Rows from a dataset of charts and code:
************
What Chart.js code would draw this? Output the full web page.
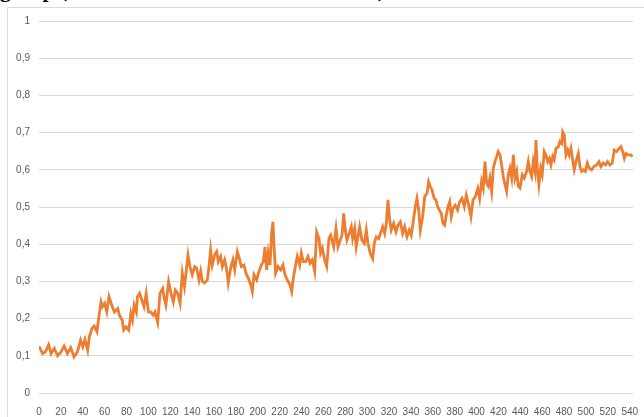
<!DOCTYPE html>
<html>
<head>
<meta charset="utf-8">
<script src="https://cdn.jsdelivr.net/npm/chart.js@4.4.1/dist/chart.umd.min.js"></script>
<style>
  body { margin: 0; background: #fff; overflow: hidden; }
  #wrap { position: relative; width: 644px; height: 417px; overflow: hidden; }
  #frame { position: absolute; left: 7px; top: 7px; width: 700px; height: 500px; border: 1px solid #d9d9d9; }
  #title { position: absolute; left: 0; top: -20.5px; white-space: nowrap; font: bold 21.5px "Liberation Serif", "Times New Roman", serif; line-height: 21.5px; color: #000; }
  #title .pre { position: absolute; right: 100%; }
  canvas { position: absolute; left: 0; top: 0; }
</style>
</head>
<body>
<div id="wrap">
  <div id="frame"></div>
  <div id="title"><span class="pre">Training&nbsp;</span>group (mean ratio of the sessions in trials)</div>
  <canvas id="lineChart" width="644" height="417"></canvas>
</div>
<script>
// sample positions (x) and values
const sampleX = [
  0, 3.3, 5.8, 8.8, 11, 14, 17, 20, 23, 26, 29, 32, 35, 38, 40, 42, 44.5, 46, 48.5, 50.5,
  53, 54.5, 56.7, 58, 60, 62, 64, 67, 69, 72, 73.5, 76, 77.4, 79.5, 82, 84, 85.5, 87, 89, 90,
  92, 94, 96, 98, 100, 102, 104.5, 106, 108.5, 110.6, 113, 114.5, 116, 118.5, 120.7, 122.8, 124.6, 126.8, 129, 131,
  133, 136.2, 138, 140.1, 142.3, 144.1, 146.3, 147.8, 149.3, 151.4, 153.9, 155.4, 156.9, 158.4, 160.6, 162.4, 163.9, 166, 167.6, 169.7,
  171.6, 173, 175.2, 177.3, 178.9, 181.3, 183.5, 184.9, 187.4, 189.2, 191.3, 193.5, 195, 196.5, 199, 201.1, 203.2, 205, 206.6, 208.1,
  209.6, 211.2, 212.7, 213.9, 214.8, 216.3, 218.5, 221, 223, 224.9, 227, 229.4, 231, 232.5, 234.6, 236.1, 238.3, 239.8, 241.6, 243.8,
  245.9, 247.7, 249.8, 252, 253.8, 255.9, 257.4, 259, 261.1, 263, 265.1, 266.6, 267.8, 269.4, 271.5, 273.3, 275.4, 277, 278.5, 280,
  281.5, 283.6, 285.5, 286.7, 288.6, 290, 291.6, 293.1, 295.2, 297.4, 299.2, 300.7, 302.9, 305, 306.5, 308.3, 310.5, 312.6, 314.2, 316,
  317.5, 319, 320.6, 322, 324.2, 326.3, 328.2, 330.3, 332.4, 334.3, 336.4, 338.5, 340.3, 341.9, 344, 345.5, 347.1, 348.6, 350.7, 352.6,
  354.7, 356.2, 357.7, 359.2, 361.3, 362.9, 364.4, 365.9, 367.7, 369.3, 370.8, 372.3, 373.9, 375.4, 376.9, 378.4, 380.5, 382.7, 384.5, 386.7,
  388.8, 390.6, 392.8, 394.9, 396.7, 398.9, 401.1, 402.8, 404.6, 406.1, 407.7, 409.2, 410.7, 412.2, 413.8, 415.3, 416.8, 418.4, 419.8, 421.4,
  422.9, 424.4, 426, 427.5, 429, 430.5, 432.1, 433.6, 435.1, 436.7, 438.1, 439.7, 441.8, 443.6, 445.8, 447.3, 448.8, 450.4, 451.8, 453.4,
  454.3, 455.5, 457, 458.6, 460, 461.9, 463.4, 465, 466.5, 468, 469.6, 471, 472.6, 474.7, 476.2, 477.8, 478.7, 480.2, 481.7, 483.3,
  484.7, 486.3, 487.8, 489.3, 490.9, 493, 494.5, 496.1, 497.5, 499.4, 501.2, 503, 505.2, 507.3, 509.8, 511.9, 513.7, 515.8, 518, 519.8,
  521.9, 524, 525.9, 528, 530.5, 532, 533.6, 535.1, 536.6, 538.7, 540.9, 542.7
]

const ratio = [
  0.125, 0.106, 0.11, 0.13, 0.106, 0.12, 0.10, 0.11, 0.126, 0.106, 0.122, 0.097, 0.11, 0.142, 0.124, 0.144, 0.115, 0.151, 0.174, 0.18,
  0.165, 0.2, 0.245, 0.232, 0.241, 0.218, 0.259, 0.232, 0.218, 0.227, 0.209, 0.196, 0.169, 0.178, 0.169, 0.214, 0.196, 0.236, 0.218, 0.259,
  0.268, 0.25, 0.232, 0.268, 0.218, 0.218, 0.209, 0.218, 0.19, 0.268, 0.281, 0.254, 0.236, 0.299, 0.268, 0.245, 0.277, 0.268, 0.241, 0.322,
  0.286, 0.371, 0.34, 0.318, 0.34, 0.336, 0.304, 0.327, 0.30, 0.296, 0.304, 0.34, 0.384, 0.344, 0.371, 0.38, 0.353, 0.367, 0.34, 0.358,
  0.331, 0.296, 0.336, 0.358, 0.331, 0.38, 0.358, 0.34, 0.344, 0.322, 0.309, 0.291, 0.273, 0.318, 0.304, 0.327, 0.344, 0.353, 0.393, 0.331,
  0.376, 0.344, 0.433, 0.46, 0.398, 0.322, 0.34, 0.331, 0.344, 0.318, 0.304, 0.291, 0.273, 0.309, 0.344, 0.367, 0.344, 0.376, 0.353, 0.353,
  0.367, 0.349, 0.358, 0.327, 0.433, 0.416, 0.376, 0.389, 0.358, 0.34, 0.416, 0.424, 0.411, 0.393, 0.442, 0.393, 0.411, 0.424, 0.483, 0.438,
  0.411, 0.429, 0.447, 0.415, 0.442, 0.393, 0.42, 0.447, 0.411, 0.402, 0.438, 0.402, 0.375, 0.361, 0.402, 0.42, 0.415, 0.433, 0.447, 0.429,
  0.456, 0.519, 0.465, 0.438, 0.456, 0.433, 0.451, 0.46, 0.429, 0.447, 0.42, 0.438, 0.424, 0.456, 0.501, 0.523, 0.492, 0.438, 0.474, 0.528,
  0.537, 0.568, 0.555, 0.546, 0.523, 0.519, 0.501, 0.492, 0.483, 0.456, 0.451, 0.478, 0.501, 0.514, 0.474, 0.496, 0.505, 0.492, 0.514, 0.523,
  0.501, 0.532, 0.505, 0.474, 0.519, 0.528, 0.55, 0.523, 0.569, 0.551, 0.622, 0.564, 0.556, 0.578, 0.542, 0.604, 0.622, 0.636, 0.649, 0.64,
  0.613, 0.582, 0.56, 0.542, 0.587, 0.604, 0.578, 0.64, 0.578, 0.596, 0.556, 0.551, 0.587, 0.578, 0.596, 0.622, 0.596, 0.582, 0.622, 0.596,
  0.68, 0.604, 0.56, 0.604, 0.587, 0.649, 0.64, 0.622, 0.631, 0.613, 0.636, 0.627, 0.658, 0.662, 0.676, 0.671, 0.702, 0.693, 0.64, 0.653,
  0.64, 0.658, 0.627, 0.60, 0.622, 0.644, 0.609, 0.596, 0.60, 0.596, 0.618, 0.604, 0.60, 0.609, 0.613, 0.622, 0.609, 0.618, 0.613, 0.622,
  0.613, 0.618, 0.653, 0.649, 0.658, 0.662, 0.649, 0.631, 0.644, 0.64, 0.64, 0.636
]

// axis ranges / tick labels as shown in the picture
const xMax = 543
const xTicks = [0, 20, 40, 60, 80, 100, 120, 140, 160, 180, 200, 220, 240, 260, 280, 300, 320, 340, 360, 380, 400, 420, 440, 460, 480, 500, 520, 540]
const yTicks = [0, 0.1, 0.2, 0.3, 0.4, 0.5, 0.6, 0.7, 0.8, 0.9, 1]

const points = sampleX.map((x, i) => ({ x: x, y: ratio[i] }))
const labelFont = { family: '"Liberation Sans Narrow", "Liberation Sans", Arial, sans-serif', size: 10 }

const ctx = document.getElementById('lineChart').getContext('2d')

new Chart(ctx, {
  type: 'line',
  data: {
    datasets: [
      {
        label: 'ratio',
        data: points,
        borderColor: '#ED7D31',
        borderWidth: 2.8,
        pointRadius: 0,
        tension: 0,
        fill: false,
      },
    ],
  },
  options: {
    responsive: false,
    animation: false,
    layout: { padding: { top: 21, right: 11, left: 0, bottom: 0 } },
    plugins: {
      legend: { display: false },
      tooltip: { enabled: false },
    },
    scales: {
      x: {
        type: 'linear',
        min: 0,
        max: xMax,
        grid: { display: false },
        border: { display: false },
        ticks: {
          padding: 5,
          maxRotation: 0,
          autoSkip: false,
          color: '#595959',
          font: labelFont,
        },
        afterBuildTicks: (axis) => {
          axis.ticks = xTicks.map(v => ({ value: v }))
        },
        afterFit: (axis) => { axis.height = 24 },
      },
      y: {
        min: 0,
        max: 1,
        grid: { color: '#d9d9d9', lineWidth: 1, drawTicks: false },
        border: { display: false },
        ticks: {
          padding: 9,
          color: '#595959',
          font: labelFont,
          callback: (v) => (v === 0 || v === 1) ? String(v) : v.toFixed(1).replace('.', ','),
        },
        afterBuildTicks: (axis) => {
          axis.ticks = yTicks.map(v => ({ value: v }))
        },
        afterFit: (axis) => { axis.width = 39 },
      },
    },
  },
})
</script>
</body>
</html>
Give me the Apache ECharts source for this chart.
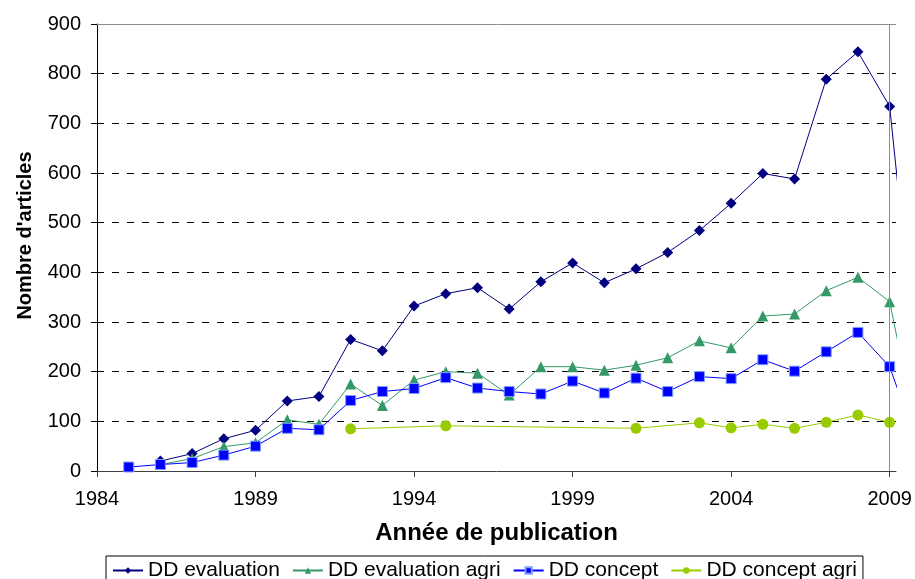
************
◆ **TASK DIRECTIONS**:
Scan the lines for the string "this". Pick out every line that has it.

◆ **SOLUTION**:
What Chart.js code would draw this? Output the full web page.
Give me the Apache ECharts source for this chart.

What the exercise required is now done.